Under the second settlement, the Prepetition Lenders have agreed to transfer to the Debtors’ estates (a) $400,000 in cash no later than 3 business days after entry of the Bankruptcy Court’s order approving the Settlement Agreement (the “Initial Settlement Payment”) and (b) solely to the extent a Plan containing specified conditions is confirmed by the Bankruptcy Court, $100,000 in cash on the effective date of such Plan (such amount, together with the Initial Settlement Payment, the "Settlement Payment”).
In addition, the Prepetition Lenders will receive 50% of all net recoveries paid to general unsecured creditors until the Prepetition Lenders recover an amount equal to the amount of the Settlement Payment (the “Settlement Payment Recovery Amount”), whether such amount is recovered under a Plan, in a case under chapter 7 or otherwise.

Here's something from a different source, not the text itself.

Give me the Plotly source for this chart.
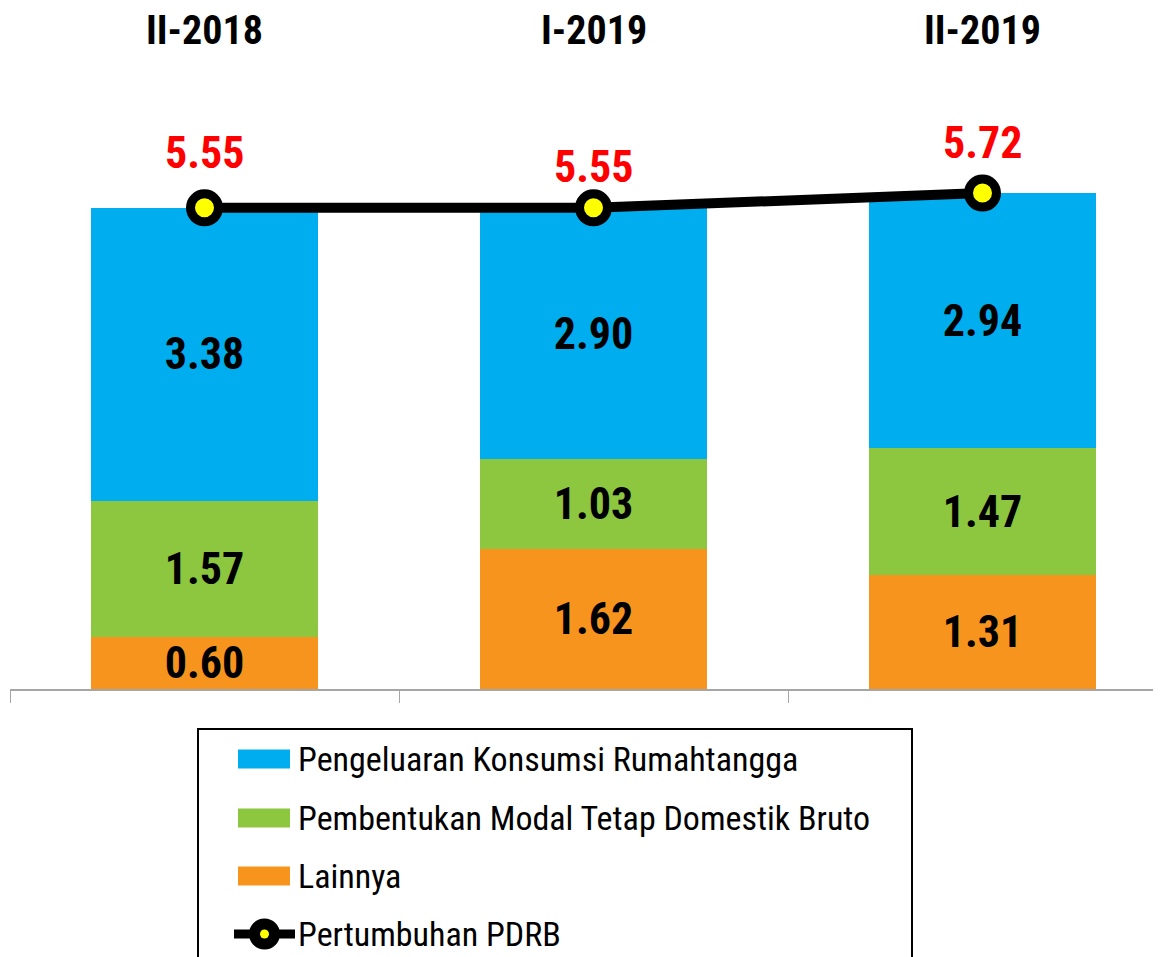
import plotly.graph_objects as go

# ---- data ----
categories = ["II-2018", "I-2019", "II-2019"]
konsumsi = [3.38, 2.90, 2.94]
pmtb = [1.57, 1.03, 1.47]
lainnya = [0.60, 1.62, 1.31]
pdrb = [5.55, 5.55, 5.72]
series_names = [
    "Pengeluaran Konsumsi Rumahtangga",
    "Pembentukan Modal Tetap Domestik Bruto",
    "Lainnya",
    "Pertumbuhan PDRB",
]

# ---- style ----
OFF = 8  # page body margin
W, H = 1161 - OFF, 957 - OFF
BASE = 689  # screenshot y of baseline
ML, MR, MT = 10 - OFF, 0, 0
MB = H - (BASE - OFF)
C_BLUE = "#00AEEF"
C_GREEN = "#8DC63F"
C_ORANGE = "#F7941D"
NARROW = "Liberation Sans Narrow, Arial Narrow, Roboto Condensed, Liberation Sans, Arial, sans-serif"
PX_PER_UNIT = 86.7
yr_max = (H - MB - MT) / PX_PER_UNIT
x_right = -0.5 + (W - ML - MR) / 389.0
label_shift = [27, 13, 22]

val_font = dict(family=NARROW, size=44, color="black", weight="bold")

fig = go.Figure()
for vals, color, name in [(lainnya, C_ORANGE, series_names[2]),
                          (pmtb, C_GREEN, series_names[1]),
                          (konsumsi, C_BLUE, series_names[0])]:
    fig.add_trace(go.Bar(
        x=list(range(len(categories))), y=vals, name=name,
        marker=dict(color=color, line=dict(width=0)),
        texttemplate="%{y:.2f}", textposition="inside", insidetextanchor="middle",
        textangle=0, constraintext="none", textfont=val_font, showlegend=False,
        width=0.584,
    ))

fig.add_trace(go.Scatter(
    x=list(range(len(categories))), y=pdrb, name=series_names[3], mode="lines+markers",
    line=dict(color="black", width=10),
    marker=dict(size=28, color="#FFFF00", line=dict(color="black", width=9)),
    showlegend=False,
))

annotations = []
for i, (v, s) in enumerate(zip(pdrb, label_shift)):
    annotations.append(dict(x=i, y=v, xref="x", yref="y", text=f"{v:.2f}",
                            showarrow=False, yshift=s, yanchor="bottom",
                            font=dict(family=NARROW, size=44, color="#FF0000", weight="bold")))
for i, c in enumerate(categories):
    annotations.append(dict(x=i, y=(BASE - 30) / PX_PER_UNIT, xref="x", yref="y",
                            text=c, showarrow=False, yanchor="middle",
                            font=dict(family=NARROW, size=40, color="black", weight="bold")))

# ---- manual legend (screenshot-pixel helpers) ----
pw = W - ML - MR
ph = H - MT - MB
def px(sx):
    return (sx - OFF - ML) / pw
def py(sy):
    return (H - MB - (sy - OFF)) / ph

shapes = [dict(type="rect", xref="paper", yref="paper",
               x0=px(198), x1=px(912), y0=py(729), y1=py(975),
               line=dict(color="black", width=2), fillcolor="rgba(0,0,0,0)")]
legend_y = [759, 818, 876, 934]
for yy, color in zip(legend_y[:3], [C_BLUE, C_GREEN, C_ORANGE]):
    shapes.append(dict(type="rect", xref="paper", yref="paper",
                       x0=px(238), x1=px(290), y0=py(yy - 9.5), y1=py(yy + 9.5),
                       line=dict(width=0), fillcolor=color))
yy = legend_y[3]
shapes.append(dict(type="line", xref="paper", yref="paper",
                   x0=px(234), x1=px(295), y0=py(yy), y1=py(yy),
                   line=dict(color="black", width=9)))
shapes.append(dict(type="circle", xref="paper", yref="paper",
                   x0=px(249), x1=px(280), y0=py(yy - 15.5), y1=py(yy + 15.5),
                   line=dict(width=0), fillcolor="black"))
shapes.append(dict(type="circle", xref="paper", yref="paper",
                   x0=px(260), x1=px(269), y0=py(yy - 4.5), y1=py(yy + 4.5),
                   line=dict(width=0), fillcolor="#FFFF00"))
for yy, name in zip(legend_y, series_names):
    annotations.append(dict(x=px(296), y=py(yy), xref="paper", yref="paper",
                            text=name, showarrow=False, xanchor="left", yanchor="middle",
                            font=dict(family=NARROW, size=34, color="black")))

fig.update_layout(
    width=W, height=H,
    margin=dict(l=ML, r=MR, t=MT, b=MB, pad=0),
    paper_bgcolor="white", plot_bgcolor="white",
    barmode="stack",
    showlegend=False,
    xaxis=dict(range=[-0.5, x_right], showgrid=False, zeroline=False,
               showline=True, linecolor="#A6A6A6", linewidth=2,
               tickmode="array", tickvals=[-0.5, 0.5, 1.5, 2.5], ticktext=["", "", "", ""],
               ticks="outside", ticklen=12, tickcolor="#A6A6A6", tickwidth=1,
               type="linear", fixedrange=True),
    yaxis=dict(range=[0, yr_max], visible=False, fixedrange=True),
    annotations=annotations,
    shapes=shapes,
)

fig.write_html("out.html")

The extension motion states, “Since the entry of the Sale Order, and as discussed on the record at the hearing held before this Court on October 13, 2020, the Debtors have been focusing on the best path forward in connection with these Chapter 11 Cases while being mindful of estate resources and potential recoveries to creditors. During this time, the Debtors, the Committee, the Prepetition Lenders and the DIP Lenders have reached a global resolution…The Debtors believe that this is the best path forward for these Chapter 11 Cases, and the Debtors intend to seek confirmation of a joint Plan with the Committee as promptly as possible. However, the current Exclusivity Periods will likely expire before the Debtors and the Committee will be able to confirm a Plan. Therefore, out of an abundance of caution, the Debtors seek a brief but reasonable extension of the Exclusivity Periods to allow the Debtors to effectuate the Lender Settlement and to seek confirmation of a Plan.”
About the Debtors
According to the Debtors: “Rhino Resource Partners LP is a diversified energy limited partnership that is focused on coal and energy related assets and activities, including energy infrastructure investments. Rhino produces metallurgical and steam coal in a variety of basins throughout the United States.”